A bruised and battered BJ Penn arrived at the post-fight press conference with his RVCA hat pulled down over his eyes and answered questions from the media following his 3rd round TKO loss to Frankie Edgar at the TUF 19 Finale on Sunday.
The once great ‘Prodigy’ confirmed that this is the end of his career, but he just had to step back in the cage one last time to eliminate all doubts in his mind. Following his lost to Rory MacDonald in December of 2012, BJ Penn had announced he was walking away, but as tough as he is–sometimes for his own good–BJ decided to return to fight his rival, Frankie Edgar one more time.
“This is the end,” Penn said. “I’m thinking to myself ‘why did you step back in the Octagon after the beating that Rory MacDonald gave you’. And the reason is because I really needed to find out. If I didn’t make this night happen for myself, I would have always wondered, would’ve always went back and forth and begged Dana to let me get back in. I guess I just needed some closure.”
“The biggest regret would’ve been if I didn’t get into the ring tonight,” Penn said. “because I’d always wonder. And I’d always kick myself in the butt, and complain to Dana and complain to everybody ‘man I could’ve did it again. But now I know for sure that I can’t.”
At 35 years old, Penn came to realization that he could not compete with the top fighters in the UFC at this stage in his career. The former UFC lightweight and welterweight champion has had the sport surpass him, and the UFC is now full of hungry young quality fighters, Penn just cannot match.

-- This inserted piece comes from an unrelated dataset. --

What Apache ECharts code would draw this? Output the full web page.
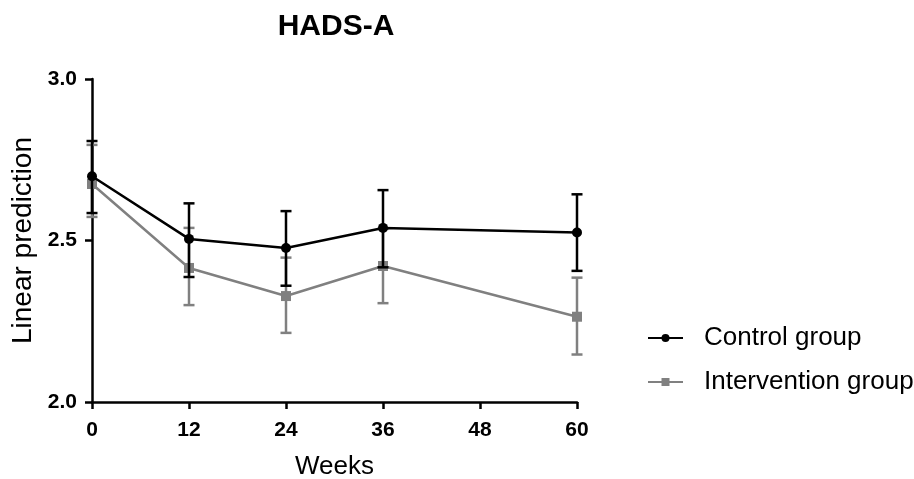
<!DOCTYPE html>
<html>
<head>
<meta charset="utf-8">
<script src="https://cdn.jsdelivr.net/npm/echarts@6/dist/echarts.min.js"></script>
<style>
  html, body { margin: 0; padding: 0; background: #fff; }
  #chart { width: 914px; height: 479px; }
</style>
</head>
<body>
<div id="chart"></div>
<script>
var weeks = [0, 12, 24, 36, 60]
var controlMean = [2.699, 2.505, 2.477, 2.539, 2.525]
var controlLow = [2.585, 2.387, 2.360, 2.417, 2.406]
var controlHigh = [2.808, 2.615, 2.591, 2.656, 2.643]
var interventionMean = [2.675, 2.415, 2.328, 2.421, 2.264]
var interventionLow = [2.573, 2.300, 2.214, 2.306, 2.147]
var interventionHigh = [2.796, 2.539, 2.447, 2.536, 2.385]
var yTicks = [2.0, 2.5, 3.0]

var font = 'Liberation Sans, Arial, sans-serif'
var chart = echarts.init(document.getElementById('chart'))

// vertical error bars with caps, drawn through the value axes
function errorSeries(id, low, high, color, z) {
  return {
    type: 'custom',
    name: id,
    z: z,
    silent: true,
    data: weeks.map((w, i) => [w, low[i], high[i]]),
    renderItem: function(params, api) {
      var top = api.coord([api.value(0), api.value(2)])
      var bot = api.coord([api.value(0), api.value(1)])
      var cap = 5.5
      var style = { stroke: color, lineWidth: 2.5 }
      return {
        type: 'group',
        children: [
          { type: 'line', shape: { x1: top[0], y1: top[1], x2: bot[0], y2: bot[1] }, style: style },
          { type: 'line', shape: { x1: top[0] - cap, y1: top[1], x2: top[0] + cap, y2: top[1] }, style: style },
          { type: 'line', shape: { x1: bot[0] - cap, y1: bot[1], x2: bot[0] + cap, y2: bot[1] }, style: style }
        ]
      }
    }
  }
}

var axisStyle = { lineStyle: { color: '#000', width: 2.5 } }
var tickStyle = { show: true, length: 7, lineStyle: { color: '#000', width: 2.5 } }

chart.setOption({
  animation: false,
  title: {
    text: 'HADS-A',
    left: 331,
    textAlign: 'center',
    top: 7,
    textStyle: { fontFamily: font, fontSize: 30, fontWeight: 'bold', color: '#000' }
  },
  legend: {
    orient: 'vertical',
    left: 647,
    top: 325,
    padding: 0,
    itemWidth: 35,
    itemHeight: 10,
    itemGap: 18,
    data: ['Control group', 'Intervention group'],
    textStyle: { fontFamily: font, fontSize: 26, color: '#000', padding: [0, 0, 0, 16] }
  },
  grid: { left: 92, right: 337, top: 79, bottom: 77, outerBoundsMode: 'none' },
  xAxis: {
    type: 'value',
    min: 0,
    max: 60,
    interval: 12,
    name: 'Weeks',
    nameLocation: 'middle',
    nameGap: 52,
    nameTextStyle: { fontFamily: font, fontSize: 26, color: '#000' },
    axisLine: axisStyle,
    axisTick: tickStyle,
    axisLabel: { fontFamily: font, fontSize: 21, fontWeight: 'bold', color: '#000', margin: 18 },
    splitLine: { show: false }
  },
  yAxis: {
    type: 'value',
    min: 2,
    max: 3,
    interval: 0.5,
    name: 'Linear prediction',
    nameLocation: 'middle',
    nameGap: 54,
    nameTextStyle: { fontFamily: font, fontSize: 28, color: '#000' },
    axisLine: axisStyle,
    axisTick: tickStyle,
    axisLabel: {
      fontFamily: font, fontSize: 21, fontWeight: 'bold', color: '#000', margin: 15,
      formatter: v => yTicks.indexOf(v) >= 0 ? v.toFixed(1) : ''
    },
    splitLine: { show: false }
  },
  series: [
    errorSeries('intervention-err', interventionLow, interventionHigh, '#808080', 1),
    {
      type: 'line',
      name: 'Intervention group',
      z: 2,
      data: weeks.map((w, i) => [w, interventionMean[i]]),
      symbol: 'rect',
      symbolSize: 10,
      itemStyle: { color: '#808080' },
      lineStyle: { color: '#808080', width: 2.5 }
    },
    errorSeries('control-err', controlLow, controlHigh, '#000', 3),
    {
      type: 'line',
      name: 'Control group',
      z: 4,
      data: weeks.map((w, i) => [w, controlMean[i]]),
      symbol: 'circle',
      symbolSize: 10,
      itemStyle: { color: '#000' },
      lineStyle: { color: '#000', width: 2.5 }
    }
  ]
})
</script>
</body>
</html>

“I realized it takes a high, high energy level to compete with the top people in the world. You could have every technique in the world figured out, you could have this and that, and all your theories ready to go. The bottom line is you need a high energy level to compete against these guys.”
Among the many accomplishments throughout BJ Penn’s 14 year professional MMA career, he’s never been afraid to fight anyone at any weight class–competing from heavyweight to featherweight, achieving a 16-10-2 record. But BJ Penn was much more than just his record, he was an entertainer, someone that would get people to tune in and watch whenever it was his turn to fight. Penn was one of the ones to help build the lightweight class and help establish it as a legitimate weight class that now help benefit fighters such as Frankie Edgar.
BJ Penn joked that his greatest accomplish was walking out of the fight tonight, but speaking honestly, “My best moment in the UFC, now that I look back, I’m going to have to look at my biggest accomplishment, it’s the two belts in the two weight classes. I really wanted to see if I could make it three,” Penn said.
Penn was overcome with emotion in the middle of answering a question posed to him regarding what his legacy is in the sport, after thinking long and hard, “My lasting legacy now is going to be in the highlight reels. Dana gave me an opportunity to work with the UFC gyms, and do different things. I can continue to feed myself–” said Penn as he broke down and put his head on the table.
Dana White chimed in, answering for him, “He’s one of the greatest 155lbers of all-time. He built that weight class. And he was responsible for building the UFC, that’s his legacy.”
BJ Penn continues to appreciate the support shown to him by the fans through out his career, who Penn believes can connect with him because he’s just a normal human being.
“It’s always been so amazing, the support I got. I would get more famous every time I lose a fight. People just could connect with me. They felt that I was just a normal human being,” Penn said. “I think the appeal was here he is, he’s just a normal guy just like us and he’s giving it his all.”
BJ Penn ended the press conference by throwing him the shaka for the last time, as he got up out of his seat.